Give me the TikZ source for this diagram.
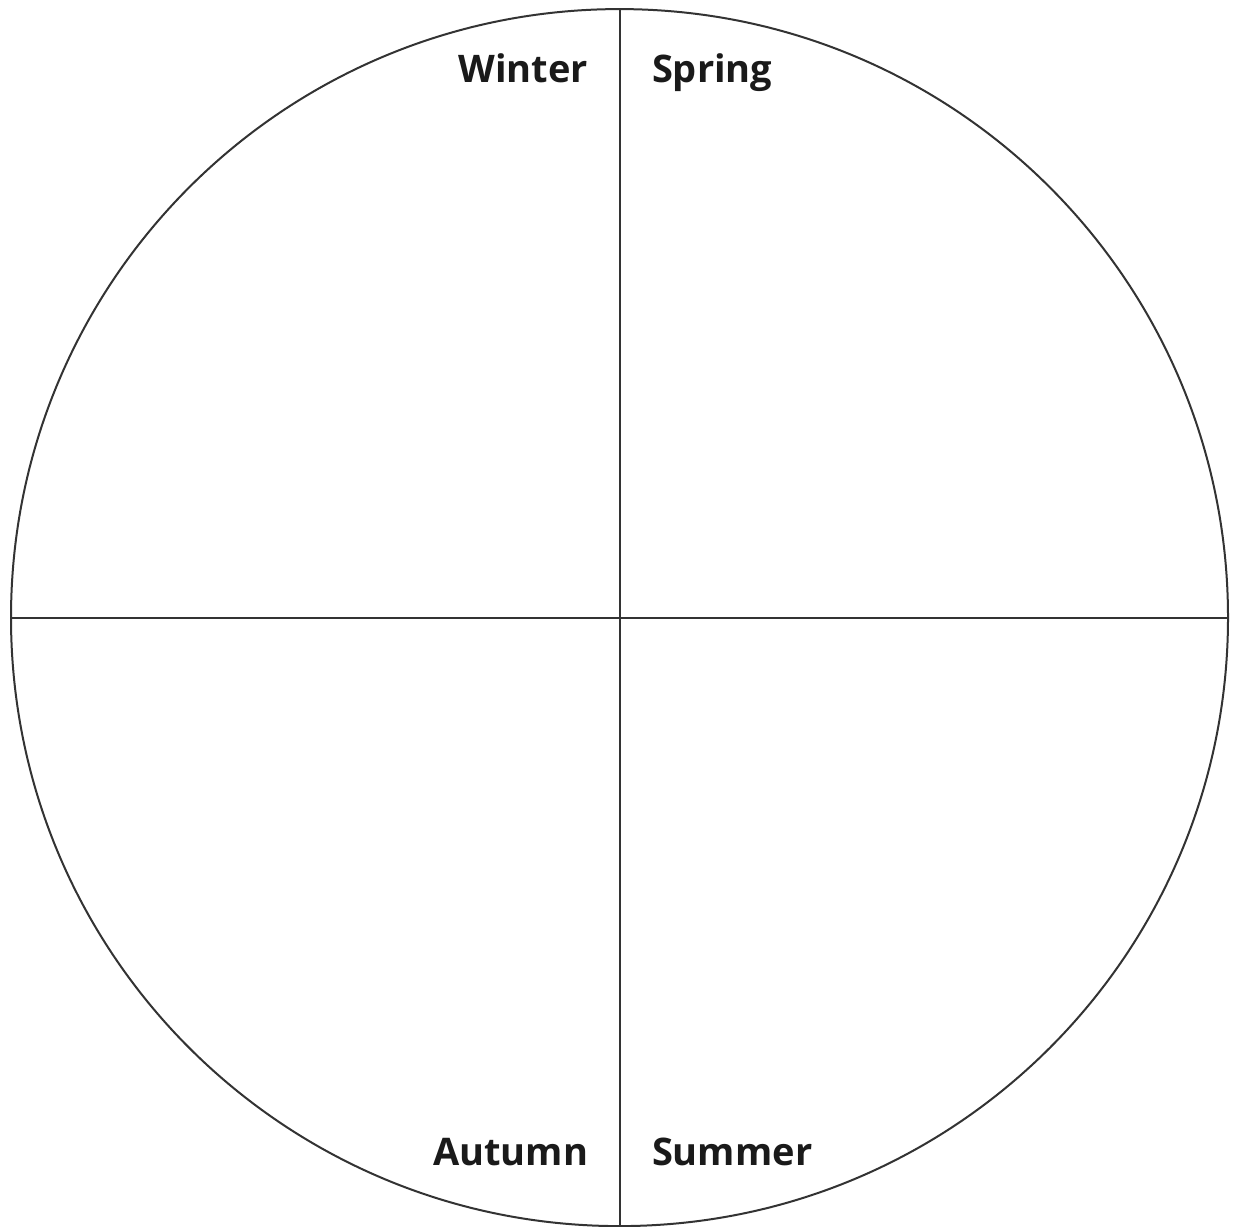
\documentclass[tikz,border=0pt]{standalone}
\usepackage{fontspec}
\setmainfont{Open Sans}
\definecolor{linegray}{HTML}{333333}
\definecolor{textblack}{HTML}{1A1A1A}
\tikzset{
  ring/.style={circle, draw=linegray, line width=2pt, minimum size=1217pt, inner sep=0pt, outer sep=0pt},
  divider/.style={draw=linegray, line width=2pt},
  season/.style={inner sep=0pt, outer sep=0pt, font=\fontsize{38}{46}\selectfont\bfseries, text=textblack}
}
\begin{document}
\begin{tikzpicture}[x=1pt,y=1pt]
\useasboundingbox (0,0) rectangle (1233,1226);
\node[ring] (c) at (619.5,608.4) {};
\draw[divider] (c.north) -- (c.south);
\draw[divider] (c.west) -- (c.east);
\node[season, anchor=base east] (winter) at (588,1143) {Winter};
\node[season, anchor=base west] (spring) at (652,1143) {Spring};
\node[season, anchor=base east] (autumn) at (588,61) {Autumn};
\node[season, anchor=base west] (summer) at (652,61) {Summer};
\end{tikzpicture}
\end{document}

##########

Repeat the data exactly in full, omitting its pictures.

Give me the TikZ source for this diagram.
\documentclass[tikz,border=0pt]{standalone}
\usepackage{fontspec}
\setmainfont{Open Sans}
\definecolor{linegray}{HTML}{333333}
\definecolor{textblack}{HTML}{1A1A1A}
\tikzset{
  ring/.style={circle, draw=linegray, line width=2pt, minimum size=1217pt, inner sep=0pt, outer sep=0pt},
  divider/.style={draw=linegray, line width=2pt},
  season/.style={inner sep=0pt, outer sep=0pt, font=\fontsize{38}{46}\selectfont\bfseries, text=textblack}
}
\begin{document}
\begin{tikzpicture}[x=1pt,y=1pt]
\useasboundingbox (0,0) rectangle (1233,1226);
\node[ring] (c) at (619.5,608.4) {};
\draw[divider] (c.north) -- (c.south);
\draw[divider] (c.west) -- (c.east);
\node[season, anchor=base east] (winter) at (588,1143) {Winter};
\node[season, anchor=base west] (spring) at (652,1143) {Spring};
\node[season, anchor=base east] (autumn) at (588,61) {Autumn};
\node[season, anchor=base west] (summer) at (652,61) {Summer};
\end{tikzpicture}
\end{document}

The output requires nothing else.